Nunca ha llevado este ritmo de trabajo. Antes, la serie terminaba en el juego noventa y la señora Inés se iba a su casa a descansar. Se dedicaba, tal vez, al cuentapropismo, a algún inofensivo negocillo ilegal, o a cuidar de los nietos y la familia. Pero ahora las jornadas, y sobre todo el rigor laboral, se han extendido. Se han complicado. Ha tenido que adaptarse, sobre la marcha, al ritmo frenético de las postemporadas y ha debido adquirir, también sobre la marcha, el carácter de los cuidadores de baños del Latino o el Guillermón Moncada.

Víctor Mesa llegó a Matanzas y le cambió la vida a la señora Inés. Ya no puede subir a las gradas y seguir los partidos, por malos que fueran. ¿Cuántas personas, en algunas de las series anteriores, podrían aglomerarse en uno de los baños del Victoria de Girón? Quizás, en el extremo de las coincidencias, unas siete u ocho. Un estadio al que por puro vicio asistían doscientos aficionados, no puede ser, en ninguna de las vidas, un estadio con urinarios congestionados. Un equipo perdedor no procrea disturbios en los exteriores porque los exteriores son como el atrezzo opaco e inservible de un teatro olvidado y oscuro.

Desde hace unos meses, el panorama ha variado sustancialmente, y aunque la señora Inés se queje, porque los fanáticos ya no le hacen caso, porque los play off son un martirio, y porque si cuida el baño no disfruta los partidos, a la larga termina por agradecer. No le queda otra salida. A ningún matancero cuerdo -o díscolo- le queda otra salida.

Ese séptimo juego contra Sancti Spíritus, el pasado 3 de mayo, en los cuartos de final de la pelota cubana, debe haberle trastocado el sentido a todos los trabajadores del Victoria de Girón. Pero a nadie -insistamos en ello- como a los cuidadores de baños. Ni siquiera a los policías. Porque el éxtasis no provoca indisciplina, sino tensión. Es decir, provoca nervios. Se hace necesario descompresionar. Cuando tal cosa sucede, se está uno trasladando, imperceptiblemente, a otro plano de la realidad y solo resta lo siguiente: cualquier torpeza, cualquier ademán vulgar.

Podemos comernos las uñas, podemos escupir cada veinte segundos, podemos amasarnos los cabellos, podemos molestar al contrario, podemos gritar, podemos irritarnos, podemos desfallecer, o podemos molestar a la señora Inés.

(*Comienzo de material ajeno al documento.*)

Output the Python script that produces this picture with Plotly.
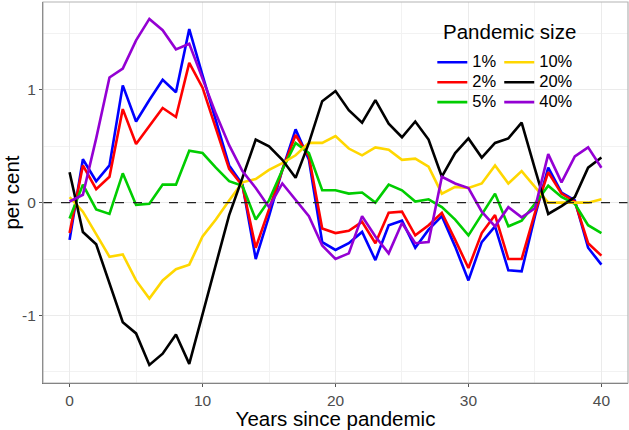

Víctor Mesa trajo consigo el catálogo irracional de los excesos: el furor del éxito, la explosión desacompasada de la bomba cardiovascular, el vértigo de desaparecer y el vértigo de sobrevivir, que son, mírese de donde se mire, exactamente el mismo vértigo.

Se ha cruzado la endeble frontera de los resultados y en esos terrenos movedizos, etéreos, voluptuosos, el béisbol sobrepasa las noventa humanas millas del miedo. ¿Qué te queda, después de un momento así? Te queda la muerte, o te queda ir contra los Industriales. Te queda fallecer en el templo del Latinoamericano o remontar, bajo el crudo vendaval que azota las invenciones de los mitos, la credulidad de los cubanos. Detrás del apacible recuento de las leyendas, siempre, sin excepción, se esconden fragores épicos.

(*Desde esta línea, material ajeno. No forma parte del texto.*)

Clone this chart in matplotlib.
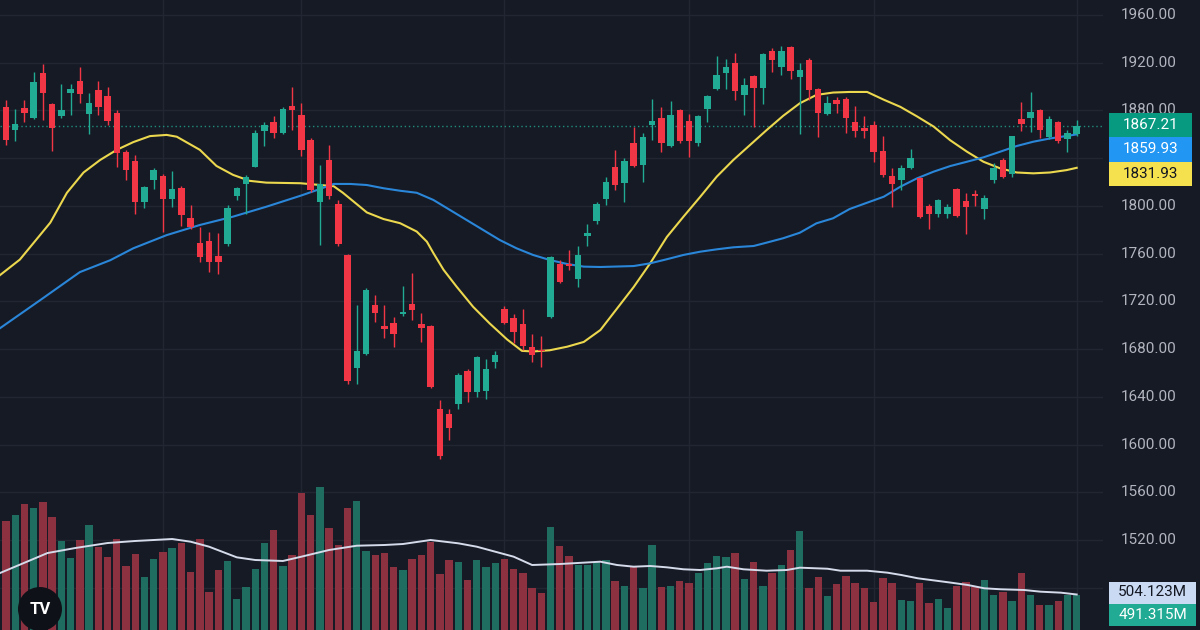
import matplotlib
matplotlib.use("Agg")
import matplotlib.pyplot as plt
from matplotlib.patches import Circle, Rectangle
from matplotlib.transforms import blended_transform_factory

# daily candles
opens = [1883, 1864, 1882, 1874, 1911, 1885, 1875, 1895, 1905, 1877,
         1897, 1892, 1878, 1845, 1838, 1803.5, 1822, 1825, 1806, 1815,
         1790, 1769, 1771, 1758, 1768, 1808, 1818, 1833, 1863, 1870,
         1861, 1884, 1876, 1855, 1803, 1838.5, 1802, 1759, 1664, 1676,
         1717, 1699, 1702, 1709, 1718, 1701, 1699, 1629.5, 1626, 1634,
         1662, 1644, 1645, 1669, 1714, 1706, 1701, 1682, 1679, 1707,
         1751, 1751, 1739, 1775, 1787, 1806, 1833, 1819, 1852.5, 1834,
         1868, 1874, 1850, 1880, 1871, 1853, 1881, 1898, 1911, 1919.5,
         1893, 1909, 1899, 1930, 1916, 1933, 1908, 1922, 1898, 1877,
         1889, 1890, 1870.6, 1865, 1868, 1846, 1825, 1822, 1832, 1823,
         1800, 1793, 1793, 1814, 1804, 1810, 1797, 1822, 1838.5, 1827,
         1872.6, 1873.4, 1880, 1857.5, 1870, 1856, 1860]
highs = [1889, 1881, 1889, 1912, 1919, 1886, 1902, 1902, 1916, 1895,
         1905, 1900, 1880, 1847, 1843, 1817, 1832, 1827, 1829, 1817,
         1801, 1782, 1778, 1777, 1801, 1816, 1826, 1864, 1870, 1875,
         1883, 1900, 1886, 1857, 1834, 1851, 1805, 1760, 1717, 1731,
         1725, 1717, 1707, 1733, 1743.5, 1710, 1700, 1637, 1630, 1660,
         1663, 1674, 1672, 1678, 1716, 1709, 1714, 1693, 1691, 1758,
         1755, 1763, 1766, 1785, 1803.5, 1824.5, 1847, 1840, 1866, 1861,
         1890, 1883, 1888, 1881, 1877, 1876, 1893, 1925.6, 1923, 1928,
         1907, 1910, 1928.4, 1932, 1934, 1934, 1920, 1924, 1899, 1892,
         1891.5, 1891, 1883.5, 1875, 1871, 1859, 1831.5, 1834, 1848, 1824,
         1801.6, 1806, 1802, 1815, 1811, 1813, 1809, 1836, 1840, 1859,
         1887, 1895.7, 1881, 1875, 1871, 1864, 1872]
lows = [1851, 1854, 1870, 1873, 1872, 1846, 1874, 1876, 1886, 1860,
        1876, 1868, 1833, 1822, 1793, 1798, 1814, 1778, 1799, 1783,
        1781, 1753, 1745, 1743, 1766, 1805, 1793, 1833, 1850, 1857,
        1860, 1864, 1842, 1812, 1767, 1806, 1766, 1651, 1651, 1675,
        1703, 1689, 1681.5, 1708, 1704, 1686, 1647, 1588, 1604, 1630,
        1636, 1640, 1638, 1664, 1701, 1685, 1679, 1669, 1665, 1706,
        1735, 1746, 1732, 1766, 1785, 1801, 1813, 1803, 1833, 1820,
        1855, 1845, 1849, 1853, 1841, 1850, 1870, 1897, 1898, 1889,
        1876, 1866, 1885, 1912, 1910, 1906, 1860, 1889, 1857.5, 1876,
        1878, 1861, 1858, 1857, 1837, 1824.5, 1799, 1813, 1831, 1790,
        1781, 1790.4, 1790, 1791, 1776.5, 1800, 1789, 1819, 1823, 1824,
        1863, 1862, 1857, 1856, 1852.5, 1845, 1859]
closes = [1855, 1869, 1878, 1904, 1895, 1865, 1880, 1898, 1894, 1886,
          1883, 1871, 1844, 1830, 1803, 1816, 1830, 1806, 1814, 1792,
          1782, 1757, 1753, 1753, 1798, 1815, 1824.5, 1861, 1868, 1861,
          1881, 1880, 1847, 1813, 1818, 1808, 1768, 1653, 1678, 1729.5,
          1710, 1697, 1693, 1711, 1713, 1698, 1648, 1590, 1614, 1658,
          1644, 1673, 1663, 1675, 1702, 1694, 1683, 1675, 1678, 1757,
          1736.5, 1750, 1759, 1777, 1801.6, 1820, 1817.5, 1837.6, 1833.4, 1858,
          1871, 1853, 1876, 1854, 1854, 1875, 1892, 1909.7, 1916, 1896,
          1901, 1899, 1927, 1922, 1930, 1913, 1914, 1897, 1877.6, 1886.5,
          1885, 1874, 1863, 1863, 1845, 1826, 1818, 1831.5, 1840, 1791,
          1793, 1805, 1799, 1791.5, 1799, 1808, 1807, 1832, 1824.5, 1858.6,
          1868.6, 1879, 1863.6, 1872.6, 1854, 1861, 1867.21]
# volume in millions
volumes = [1552, 1633, 1789, 1737, 1818, 1609, 1264, 1027, 1278, 1487,
           1183, 1032, 1288, 909, 1079, 748, 1008, 1112, 1160, 1240,
           828, 1288, 535, 852, 984, 436, 615, 862, 1240, 1420,
           909, 1065, 1941, 1633, 2026, 1444, 1207, 1728, 1832, 1126,
           1065, 1098, 890, 852, 1004, 1065, 1254, 795, 994, 970,
           710, 994, 890, 956, 1008, 862, 814, 592, 521, 1467,
           1193, 1055, 923, 923, 970, 994, 700, 625, 890, 601,
           1207, 615, 625, 700, 672, 814, 956, 1051, 1032, 1089,
           724, 970, 625, 814, 923, 1136, 1410, 601, 748, 487,
           649, 767, 663, 592, 402, 734, 663, 426, 412, 672,
           388, 440, 308, 625, 686, 615, 710, 497, 544, 412,
           805, 497, 355, 355, 416, 497, 491.315]

# moving averages, sampled from the lines
ma_fast_x = [-0.65, 1.5, 4.8, 6.6, 8.4, 10.2, 12.0, 13.8, 15.6, 17.4,
             18.5, 21.0, 22.8, 24.6, 26.4, 28.2, 31.9, 35.5, 36.5, 39.1,
             40.9, 42.7, 44.5, 45.6, 46.3, 47.4, 48.8, 50.6, 52.4, 54.3,
             55.9, 57.1, 58.9, 60.8, 62.6, 64.4, 66.2, 68.0, 69.8, 71.6,
             73.4, 75.2, 77.0, 78.8, 80.6, 82.4, 84.2, 86.0, 87.8, 89.6,
             91.4, 93.3, 95.1, 96.9, 98.7, 100.5, 102.3, 104.1, 105.9, 107.7,
             109.5, 111.3, 113.1, 114.9, 116]
ma_fast = [1742, 1755, 1786, 1811, 1828, 1838.5, 1847, 1853.5, 1858.5, 1859.5,
           1858, 1847, 1833.5, 1826, 1821, 1819.5, 1819, 1816.5, 1811, 1794.5,
           1789, 1785.5, 1778.5, 1770, 1760.5, 1746.5, 1732.5, 1715.5, 1701.5, 1688,
           1678.5, 1678, 1679, 1682, 1686, 1696, 1714, 1732, 1752, 1774,
           1791, 1807.5, 1824.5, 1838.5, 1851, 1863.5, 1875.5, 1886, 1893, 1895,
           1895.5, 1895.5, 1889, 1883, 1875, 1866.5, 1855, 1845.5, 1837, 1831.5,
           1828, 1827.3, 1828, 1830, 1831.93]
ma_slow_x = [-0.65, 3.7, 8.0, 11.3, 13.8, 17.4, 21.0, 24.6, 28.2, 31.9,
             33.7, 35.5, 37.3, 39.1, 40.9, 42.7, 44.5, 46.3, 48.1, 49.9,
             51.7, 53.5, 55.3, 57.1, 58.9, 60.8, 62.6, 64.4, 68.0, 69.8,
             71.6, 73.4, 75.2, 77.0, 78.8, 81.0, 82.4, 84.2, 86.0, 87.8,
             89.6, 91.4, 93.3, 95.1, 96.9, 98.7, 100.5, 102.3, 104.1, 105.9,
             107.7, 109.5, 111.3, 113.1, 114.9, 116]
ma_slow = [1697.5, 1721, 1744.5, 1754.5, 1764.5, 1775.5, 1784, 1791, 1799.3, 1808.5,
           1813.3, 1818.4, 1818.4, 1817.5, 1814.8, 1812.7, 1811, 1805, 1796.6, 1788.2,
           1779.8, 1771.4, 1764.5, 1758.9, 1754.7, 1751.3, 1749.1, 1748.8, 1749.6, 1751.9,
           1755.3, 1758.9, 1761.6, 1763.6, 1765.3, 1766.4, 1769.2, 1772.9, 1777.5, 1785.4,
           1789.6, 1797.4, 1802.7, 1807.7, 1816.1, 1823.1, 1828.7, 1833.4, 1837, 1840.7,
           1845.4, 1850.2, 1853.8, 1856.5, 1858.6, 1859.93]
vol_ma_x = [-0.65, 4.5, 7.5, 11, 14, 18, 20, 22, 25, 27,
            30, 32, 35, 38, 41, 43, 46, 49, 51, 53,
            55, 57, 60, 64.4, 66.2, 68, 69.8, 71.6, 73.4, 75.2,
            77, 78.1, 79.9, 82.4, 84.6, 86, 89, 90.4, 93.3, 95.5,
            97, 98.8, 102.4, 104.2, 106, 107.8, 110.3, 112.1, 114.3, 116]
vol_ma = [809, 1093, 1164, 1235, 1264, 1292, 1254, 1183, 1032, 994,
          980, 1041, 1136, 1197, 1207, 1221, 1278, 1231, 1183, 1112,
          1041, 923, 937, 970, 923, 899, 909, 890, 862, 852,
          876, 899, 862, 842, 852, 885, 870, 842, 842, 814,
          781, 734, 672, 639, 592, 578, 568, 544, 530, 504.123]

grid_ticks = [1480, 1520, 1560, 1600, 1640, 1680, 1720, 1760, 1800, 1840, 1880, 1920, 1960]
# 1840 and 1480 sit under the value tags, so they are not labelled
label_ticks = [1520, 1560, 1600, 1640, 1680, 1720, 1760, 1800, 1880, 1920, 1960]
month_marks = [17, 32, 54, 74, 94, 116]

last_price = 1867.21
last_slow = 1859.93
last_fast = 1831.93
last_vol_ma = 504.123
last_vol = 491.315

BG = '#161a25'
GRID = '#222633'
UP = '#22ab94'
DOWN = '#f23645'
UP_VOL = '#1f6c60'
DOWN_VOL = '#8b3140'
YELLOW = '#ecd84e'
BLUE = '#2a86d8'
TXT = '#b2b5be'
plt.rcParams['font.family'] = ['Roboto', 'DejaVu Sans']

W, H = 1200, 630
fig = plt.figure(figsize=(W / 100, H / 100), dpi=100, facecolor=BG)
plot_w = 1103 / W

ax = fig.add_axes([0, 0, plot_w, 1])
ax.set_facecolor(BG)
ax.set_xlim(-0.65, 118.85)
ax.set_ylim(1444.56, 1972.57)
ax.axis('off')

for p in grid_ticks:
    ax.axhline(p, color=GRID, lw=1, zorder=0)
for m in month_marks:
    ax.axvline(m, color=GRID, lw=1, zorder=0)

# volume pane (transparent, same area)
axv = fig.add_axes([0, 0, plot_w, 1], sharex=ax)
axv.set_facecolor('none')
axv.set_ylim(0, 8946)
axv.axis('off')

idx = list(range(len(opens)))
up = [c >= o for o, c in zip(opens, closes)]
axv.bar(idx, volumes, width=0.8, color=[UP_VOL if u else DOWN_VOL for u in up], zorder=1)
axv.plot(vol_ma_x, vol_ma, color='#d5dbea', lw=1.4, zorder=2)

# candles + moving averages on top
axp = fig.add_axes([0, 0, plot_w, 1], sharex=ax)
axp.set_facecolor('none')
axp.set_ylim(ax.get_ylim())
axp.axis('off')

axp.axhline(last_price, color=UP, lw=1, ls=(0, (1, 2)), alpha=0.8, zorder=1)
axp.plot(ma_fast_x, ma_fast, color=YELLOW, lw=1.5, zorder=2)
axp.plot(ma_slow_x, ma_slow, color=BLUE, lw=1.5, zorder=2)

cols = [UP if u else DOWN for u in up]
axp.vlines(idx, lows, highs, colors=cols, lw=1, zorder=3)
bottoms = [min(o, c) for o, c in zip(opens, closes)]
heights = [max(abs(c - o), 1.0) for o, c in zip(opens, closes)]
axp.bar(idx, heights, bottom=bottoms, width=0.7, color=cols, zorder=4)

# price scale labels
tr = blended_transform_factory(ax.transAxes, ax.transData)
for p in label_ticks:
    ax.text(1121 / 1103, p, f"{p:.2f}", transform=tr, ha='left', va='center',
            fontsize=11, color=TXT, clip_on=False)


def tag(y0, y1, x0, x1, color, text, tcolor):
    fig.add_artist(Rectangle((x0 / W, 1 - y1 / H), (x1 - x0) / W, (y1 - y0) / H,
                             transform=fig.transFigure, facecolor=color,
                             edgecolor='none', zorder=5))
    fig.text((x0 + x1) / 2 / W, 1 - (y0 + y1) / 2 / H, text, ha='center',
             va='center', fontsize=11, color=tcolor, zorder=6)


tag(113, 137, 1109, 1192, '#089981', f"{last_price:.2f}", 'white')
tag(137, 161.5, 1109, 1192, '#2196f3', f"{last_slow:.2f}", 'white')
tag(161.5, 185.5, 1109, 1192, '#f5e04e', f"{last_fast:.2f}", '#131722')
tag(581.5, 603.5, 1109, 1196, '#c9daf2', f"{last_vol_ma:.3f}M", '#131722')
tag(603.5, 626, 1109, 1196, '#22ab94', f"{last_vol:.3f}M", 'white')

# TradingView badge
fig.add_artist(Circle((0.40, 0.21), 0.22, transform=fig.dpi_scale_trans,
                      facecolor='#0f1118', edgecolor='none', zorder=7))
fig.text(40 / W, 1 - 610 / H, "TV", ha='center', va='center', fontsize=12,
         fontweight='bold', color='white', zorder=8)

fig.savefig('out.png', dpi=100, facecolor=BG)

No resulta extraño que Víctor Mesa, siendo tan fidedignamente cubano, despierte tantos resquemores, o que tanta gente no lo soporte. Alardoso, imperfecto, hiperactivo, exitoso a veces, extremadamente tozudo e inconforme. Ha creado, cada vez que ha podido y lo han dejado, una pequeña revolución en los predios nacionales. Paga, constantemente, el precio del talento, la factura de la diferencia, el fisco de no parecerse a nadie. Con la elocuencia de Dios, Mesa ha pecado innumerables veces.

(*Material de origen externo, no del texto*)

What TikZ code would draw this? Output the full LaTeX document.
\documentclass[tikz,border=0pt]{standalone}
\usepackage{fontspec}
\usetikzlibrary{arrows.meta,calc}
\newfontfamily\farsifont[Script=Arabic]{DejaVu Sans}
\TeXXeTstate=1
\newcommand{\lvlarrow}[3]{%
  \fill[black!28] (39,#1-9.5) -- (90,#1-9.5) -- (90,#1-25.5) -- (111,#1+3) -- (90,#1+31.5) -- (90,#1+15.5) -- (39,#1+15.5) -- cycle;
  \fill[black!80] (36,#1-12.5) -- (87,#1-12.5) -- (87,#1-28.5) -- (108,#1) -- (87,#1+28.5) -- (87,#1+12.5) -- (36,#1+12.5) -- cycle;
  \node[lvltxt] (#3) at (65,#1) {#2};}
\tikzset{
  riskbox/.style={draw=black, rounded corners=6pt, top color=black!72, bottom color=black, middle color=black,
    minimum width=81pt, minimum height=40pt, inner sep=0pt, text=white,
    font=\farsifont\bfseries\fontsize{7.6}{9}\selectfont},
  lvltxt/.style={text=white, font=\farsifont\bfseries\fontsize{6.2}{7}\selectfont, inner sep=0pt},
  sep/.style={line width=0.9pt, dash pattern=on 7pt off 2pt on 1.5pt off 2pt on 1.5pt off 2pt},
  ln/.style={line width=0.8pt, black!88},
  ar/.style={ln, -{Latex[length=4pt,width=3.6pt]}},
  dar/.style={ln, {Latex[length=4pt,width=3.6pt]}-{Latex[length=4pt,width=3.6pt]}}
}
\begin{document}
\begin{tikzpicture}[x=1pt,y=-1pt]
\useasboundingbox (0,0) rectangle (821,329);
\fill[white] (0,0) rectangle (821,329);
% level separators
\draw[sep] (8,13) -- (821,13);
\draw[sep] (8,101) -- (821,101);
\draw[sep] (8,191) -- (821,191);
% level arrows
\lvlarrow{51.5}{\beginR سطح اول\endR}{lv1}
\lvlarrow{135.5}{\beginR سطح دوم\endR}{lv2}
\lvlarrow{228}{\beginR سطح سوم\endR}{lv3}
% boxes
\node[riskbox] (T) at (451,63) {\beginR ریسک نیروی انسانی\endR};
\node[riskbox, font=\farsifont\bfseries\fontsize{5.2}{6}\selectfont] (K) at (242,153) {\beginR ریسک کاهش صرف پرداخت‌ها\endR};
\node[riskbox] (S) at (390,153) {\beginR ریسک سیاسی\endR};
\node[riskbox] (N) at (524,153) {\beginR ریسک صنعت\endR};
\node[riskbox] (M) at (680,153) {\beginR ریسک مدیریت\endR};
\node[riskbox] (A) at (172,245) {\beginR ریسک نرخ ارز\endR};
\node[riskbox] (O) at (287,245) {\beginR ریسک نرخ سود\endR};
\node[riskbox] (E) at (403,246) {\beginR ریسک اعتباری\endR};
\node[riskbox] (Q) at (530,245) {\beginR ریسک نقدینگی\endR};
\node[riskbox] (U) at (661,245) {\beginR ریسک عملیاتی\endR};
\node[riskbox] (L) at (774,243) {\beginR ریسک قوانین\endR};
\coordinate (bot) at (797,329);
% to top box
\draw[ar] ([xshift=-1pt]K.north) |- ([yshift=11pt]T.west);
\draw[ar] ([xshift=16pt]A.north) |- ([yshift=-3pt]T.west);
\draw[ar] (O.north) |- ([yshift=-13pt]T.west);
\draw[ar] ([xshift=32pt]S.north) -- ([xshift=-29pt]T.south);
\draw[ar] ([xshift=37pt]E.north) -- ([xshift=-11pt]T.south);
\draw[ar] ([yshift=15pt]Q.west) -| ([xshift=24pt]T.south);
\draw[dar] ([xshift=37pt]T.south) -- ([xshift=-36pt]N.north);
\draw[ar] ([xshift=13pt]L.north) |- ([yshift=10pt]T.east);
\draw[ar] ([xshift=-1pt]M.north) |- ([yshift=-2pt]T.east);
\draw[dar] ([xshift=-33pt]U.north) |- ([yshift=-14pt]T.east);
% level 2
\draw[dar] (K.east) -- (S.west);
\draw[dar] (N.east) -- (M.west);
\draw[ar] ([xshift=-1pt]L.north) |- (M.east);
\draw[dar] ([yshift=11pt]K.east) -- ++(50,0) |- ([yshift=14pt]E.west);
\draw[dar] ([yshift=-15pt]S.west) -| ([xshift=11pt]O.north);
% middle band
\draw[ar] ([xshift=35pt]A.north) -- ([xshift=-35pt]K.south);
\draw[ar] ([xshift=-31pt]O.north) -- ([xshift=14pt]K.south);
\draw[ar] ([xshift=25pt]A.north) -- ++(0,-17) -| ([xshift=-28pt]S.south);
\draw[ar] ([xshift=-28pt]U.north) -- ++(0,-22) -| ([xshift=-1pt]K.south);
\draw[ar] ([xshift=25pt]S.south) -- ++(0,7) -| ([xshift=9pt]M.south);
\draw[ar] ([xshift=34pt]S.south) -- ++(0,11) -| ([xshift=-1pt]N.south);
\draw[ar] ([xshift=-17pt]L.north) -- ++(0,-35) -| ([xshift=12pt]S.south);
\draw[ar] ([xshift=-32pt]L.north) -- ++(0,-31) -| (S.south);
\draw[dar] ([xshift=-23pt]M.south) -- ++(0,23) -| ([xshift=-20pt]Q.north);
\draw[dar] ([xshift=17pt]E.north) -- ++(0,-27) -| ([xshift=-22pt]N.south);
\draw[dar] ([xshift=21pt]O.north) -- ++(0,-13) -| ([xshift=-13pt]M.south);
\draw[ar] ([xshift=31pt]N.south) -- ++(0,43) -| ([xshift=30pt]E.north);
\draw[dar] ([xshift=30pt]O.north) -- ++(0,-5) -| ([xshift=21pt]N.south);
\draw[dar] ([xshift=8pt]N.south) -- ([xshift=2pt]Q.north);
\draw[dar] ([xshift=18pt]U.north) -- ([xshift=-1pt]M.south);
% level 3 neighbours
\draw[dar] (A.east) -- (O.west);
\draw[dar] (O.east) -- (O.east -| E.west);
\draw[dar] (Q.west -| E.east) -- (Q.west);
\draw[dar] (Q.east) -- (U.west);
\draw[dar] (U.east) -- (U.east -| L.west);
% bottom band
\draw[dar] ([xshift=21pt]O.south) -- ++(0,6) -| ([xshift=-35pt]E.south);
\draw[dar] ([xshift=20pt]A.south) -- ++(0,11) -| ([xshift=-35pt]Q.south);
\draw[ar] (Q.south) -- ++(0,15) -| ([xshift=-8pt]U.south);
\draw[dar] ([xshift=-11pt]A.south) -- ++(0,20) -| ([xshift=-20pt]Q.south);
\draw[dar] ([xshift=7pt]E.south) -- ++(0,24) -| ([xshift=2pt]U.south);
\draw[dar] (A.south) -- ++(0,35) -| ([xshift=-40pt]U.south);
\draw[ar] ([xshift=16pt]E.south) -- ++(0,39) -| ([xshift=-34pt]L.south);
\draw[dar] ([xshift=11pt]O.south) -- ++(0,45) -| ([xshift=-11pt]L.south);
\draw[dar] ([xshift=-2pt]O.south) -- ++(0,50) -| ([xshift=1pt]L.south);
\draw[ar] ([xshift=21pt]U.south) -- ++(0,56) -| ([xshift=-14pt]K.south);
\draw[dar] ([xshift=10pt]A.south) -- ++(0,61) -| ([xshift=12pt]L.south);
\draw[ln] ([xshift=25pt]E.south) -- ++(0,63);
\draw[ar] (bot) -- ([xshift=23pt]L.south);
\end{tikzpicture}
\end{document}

En la Isla de la Juventud, luego de arrojar tierra a la cara de un árbitro, fue suspendido por varias jornadas. Al día siguiente, los jugadores matanceros se aglutinaron, inning tras inning, alrededor de la mascota del conjunto. Un pintoresco cocodrilo que normalmente brinca y se arrastra y aplaude y realiza las cosas lógicas que realizan las mascotas, pero que ese día, sospechosamente, se mantuvo sentado y pensativo.

A la altura de la séptima, o quizás de la octava entrada, alguien del equipo contrario se percató de la broma, y Víctor Mesa le estuvo corriendo por tercera a todo el estadio hasta que le avisaron al principal y el principal, quizás enfadado, quizás sonriendo, se le acercó y le dijo que hasta cuándo, Víctor, hasta cuándo, que ya era suficiente, que se quitara el disfraz y que por favor acabara de salir.